[BRIEF]
Can you write out all the lines word for word, with no pictures?

[SUPPLIED INFORMATION]

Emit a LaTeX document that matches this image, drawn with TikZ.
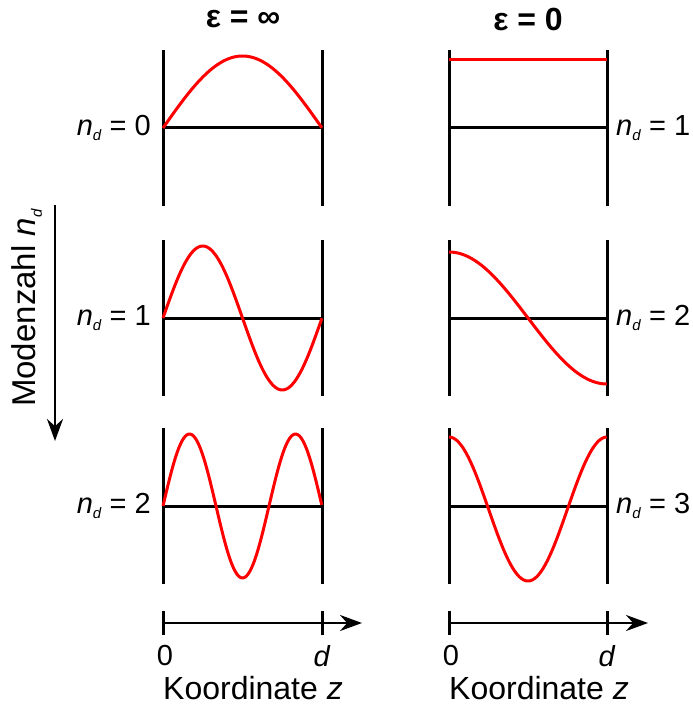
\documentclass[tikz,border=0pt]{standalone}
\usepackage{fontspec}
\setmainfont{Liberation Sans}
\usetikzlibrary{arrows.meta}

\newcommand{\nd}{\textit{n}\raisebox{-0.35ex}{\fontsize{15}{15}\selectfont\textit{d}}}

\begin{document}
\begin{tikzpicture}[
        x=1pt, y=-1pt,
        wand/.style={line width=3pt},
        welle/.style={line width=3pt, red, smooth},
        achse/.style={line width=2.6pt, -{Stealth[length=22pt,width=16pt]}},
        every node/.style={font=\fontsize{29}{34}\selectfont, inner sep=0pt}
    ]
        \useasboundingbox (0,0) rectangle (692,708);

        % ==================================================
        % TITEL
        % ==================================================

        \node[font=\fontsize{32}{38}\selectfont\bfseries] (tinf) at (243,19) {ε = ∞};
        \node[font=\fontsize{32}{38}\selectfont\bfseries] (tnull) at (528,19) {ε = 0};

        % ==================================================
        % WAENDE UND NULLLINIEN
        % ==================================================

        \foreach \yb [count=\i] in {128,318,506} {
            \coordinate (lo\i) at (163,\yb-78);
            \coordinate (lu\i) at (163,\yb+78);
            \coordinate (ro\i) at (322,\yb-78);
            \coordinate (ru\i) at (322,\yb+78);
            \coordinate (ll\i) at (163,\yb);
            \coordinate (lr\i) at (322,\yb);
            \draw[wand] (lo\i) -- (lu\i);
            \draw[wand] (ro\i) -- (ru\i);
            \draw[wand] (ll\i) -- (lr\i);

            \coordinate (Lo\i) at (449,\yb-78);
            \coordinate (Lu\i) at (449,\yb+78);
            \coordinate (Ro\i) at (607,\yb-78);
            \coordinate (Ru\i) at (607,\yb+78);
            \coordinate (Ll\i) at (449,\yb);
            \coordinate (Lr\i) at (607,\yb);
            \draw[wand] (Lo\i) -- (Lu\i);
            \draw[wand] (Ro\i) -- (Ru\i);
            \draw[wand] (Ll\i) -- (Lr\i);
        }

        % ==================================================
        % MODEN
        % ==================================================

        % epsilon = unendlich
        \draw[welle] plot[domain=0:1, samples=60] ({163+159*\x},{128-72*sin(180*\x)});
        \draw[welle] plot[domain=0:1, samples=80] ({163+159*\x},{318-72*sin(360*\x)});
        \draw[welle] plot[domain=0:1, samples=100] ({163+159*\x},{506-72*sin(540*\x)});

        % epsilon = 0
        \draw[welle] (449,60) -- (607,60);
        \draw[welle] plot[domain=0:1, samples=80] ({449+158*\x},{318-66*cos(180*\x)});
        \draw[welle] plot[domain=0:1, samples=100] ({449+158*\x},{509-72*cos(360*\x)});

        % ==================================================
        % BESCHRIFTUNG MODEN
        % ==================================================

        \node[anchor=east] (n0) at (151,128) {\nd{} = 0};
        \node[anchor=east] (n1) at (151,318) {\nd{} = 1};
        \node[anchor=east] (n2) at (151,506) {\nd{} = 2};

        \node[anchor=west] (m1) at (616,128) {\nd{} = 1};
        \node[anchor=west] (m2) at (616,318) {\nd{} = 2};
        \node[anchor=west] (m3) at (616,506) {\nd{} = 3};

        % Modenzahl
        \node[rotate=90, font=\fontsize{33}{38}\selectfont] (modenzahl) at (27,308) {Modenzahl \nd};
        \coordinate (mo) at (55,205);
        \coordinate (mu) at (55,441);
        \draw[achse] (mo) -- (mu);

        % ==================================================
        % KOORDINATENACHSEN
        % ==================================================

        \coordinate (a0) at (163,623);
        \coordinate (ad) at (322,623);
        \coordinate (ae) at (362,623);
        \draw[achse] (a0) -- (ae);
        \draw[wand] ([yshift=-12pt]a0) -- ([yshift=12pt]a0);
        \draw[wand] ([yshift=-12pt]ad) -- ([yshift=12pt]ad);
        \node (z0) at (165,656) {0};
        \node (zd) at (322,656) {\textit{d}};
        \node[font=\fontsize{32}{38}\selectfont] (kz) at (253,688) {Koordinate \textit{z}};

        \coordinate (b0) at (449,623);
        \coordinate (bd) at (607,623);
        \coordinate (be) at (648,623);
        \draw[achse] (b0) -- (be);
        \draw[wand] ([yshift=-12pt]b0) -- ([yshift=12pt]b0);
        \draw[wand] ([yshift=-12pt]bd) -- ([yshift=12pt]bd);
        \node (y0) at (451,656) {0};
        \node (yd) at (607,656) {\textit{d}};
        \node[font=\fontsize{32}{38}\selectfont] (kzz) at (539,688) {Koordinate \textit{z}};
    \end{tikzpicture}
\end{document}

[THE OUTPUT]
Emit a LaTeX document that matches this image, drawn with TikZ.
\documentclass[tikz,border=0pt]{standalone}
\usepackage{fontspec}
\setmainfont{Liberation Sans}
\usetikzlibrary{arrows.meta}

\newcommand{\nd}{\textit{n}\raisebox{-0.35ex}{\fontsize{15}{15}\selectfont\textit{d}}}

\begin{document}
\begin{tikzpicture}[
        x=1pt, y=-1pt,
        wand/.style={line width=3pt},
        welle/.style={line width=3pt, red, smooth},
        achse/.style={line width=2.6pt, -{Stealth[length=22pt,width=16pt]}},
        every node/.style={font=\fontsize{29}{34}\selectfont, inner sep=0pt}
    ]
        \useasboundingbox (0,0) rectangle (692,708);

        % ==================================================
        % TITEL
        % ==================================================

        \node[font=\fontsize{32}{38}\selectfont\bfseries] (tinf) at (243,19) {ε = ∞};
        \node[font=\fontsize{32}{38}\selectfont\bfseries] (tnull) at (528,19) {ε = 0};

        % ==================================================
        % WAENDE UND NULLLINIEN
        % ==================================================

        \foreach \yb [count=\i] in {128,318,506} {
            \coordinate (lo\i) at (163,\yb-78);
            \coordinate (lu\i) at (163,\yb+78);
            \coordinate (ro\i) at (322,\yb-78);
            \coordinate (ru\i) at (322,\yb+78);
            \coordinate (ll\i) at (163,\yb);
            \coordinate (lr\i) at (322,\yb);
            \draw[wand] (lo\i) -- (lu\i);
            \draw[wand] (ro\i) -- (ru\i);
            \draw[wand] (ll\i) -- (lr\i);

            \coordinate (Lo\i) at (449,\yb-78);
            \coordinate (Lu\i) at (449,\yb+78);
            \coordinate (Ro\i) at (607,\yb-78);
            \coordinate (Ru\i) at (607,\yb+78);
            \coordinate (Ll\i) at (449,\yb);
            \coordinate (Lr\i) at (607,\yb);
            \draw[wand] (Lo\i) -- (Lu\i);
            \draw[wand] (Ro\i) -- (Ru\i);
            \draw[wand] (Ll\i) -- (Lr\i);
        }

        % ==================================================
        % MODEN
        % ==================================================

        % epsilon = unendlich
        \draw[welle] plot[domain=0:1, samples=60] ({163+159*\x},{128-72*sin(180*\x)});
        \draw[welle] plot[domain=0:1, samples=80] ({163+159*\x},{318-72*sin(360*\x)});
        \draw[welle] plot[domain=0:1, samples=100] ({163+159*\x},{506-72*sin(540*\x)});

        % epsilon = 0
        \draw[welle] (449,60) -- (607,60);
        \draw[welle] plot[domain=0:1, samples=80] ({449+158*\x},{318-66*cos(180*\x)});
        \draw[welle] plot[domain=0:1, samples=100] ({449+158*\x},{509-72*cos(360*\x)});

        % ==================================================
        % BESCHRIFTUNG MODEN
        % ==================================================

        \node[anchor=east] (n0) at (151,128) {\nd{} = 0};
        \node[anchor=east] (n1) at (151,318) {\nd{} = 1};
        \node[anchor=east] (n2) at (151,506) {\nd{} = 2};

        \node[anchor=west] (m1) at (616,128) {\nd{} = 1};
        \node[anchor=west] (m2) at (616,318) {\nd{} = 2};
        \node[anchor=west] (m3) at (616,506) {\nd{} = 3};

        % Modenzahl
        \node[rotate=90, font=\fontsize{33}{38}\selectfont] (modenzahl) at (27,308) {Modenzahl \nd};
        \coordinate (mo) at (55,205);
        \coordinate (mu) at (55,441);
        \draw[achse] (mo) -- (mu);

        % ==================================================
        % KOORDINATENACHSEN
        % ==================================================

        \coordinate (a0) at (163,623);
        \coordinate (ad) at (322,623);
        \coordinate (ae) at (362,623);
        \draw[achse] (a0) -- (ae);
        \draw[wand] ([yshift=-12pt]a0) -- ([yshift=12pt]a0);
        \draw[wand] ([yshift=-12pt]ad) -- ([yshift=12pt]ad);
        \node (z0) at (165,656) {0};
        \node (zd) at (322,656) {\textit{d}};
        \node[font=\fontsize{32}{38}\selectfont] (kz) at (253,688) {Koordinate \textit{z}};

        \coordinate (b0) at (449,623);
        \coordinate (bd) at (607,623);
        \coordinate (be) at (648,623);
        \draw[achse] (b0) -- (be);
        \draw[wand] ([yshift=-12pt]b0) -- ([yshift=12pt]b0);
        \draw[wand] ([yshift=-12pt]bd) -- ([yshift=12pt]bd);
        \node (y0) at (451,656) {0};
        \node (yd) at (607,656) {\textit{d}};
        \node[font=\fontsize{32}{38}\selectfont] (kzz) at (539,688) {Koordinate \textit{z}};
    \end{tikzpicture}
\end{document}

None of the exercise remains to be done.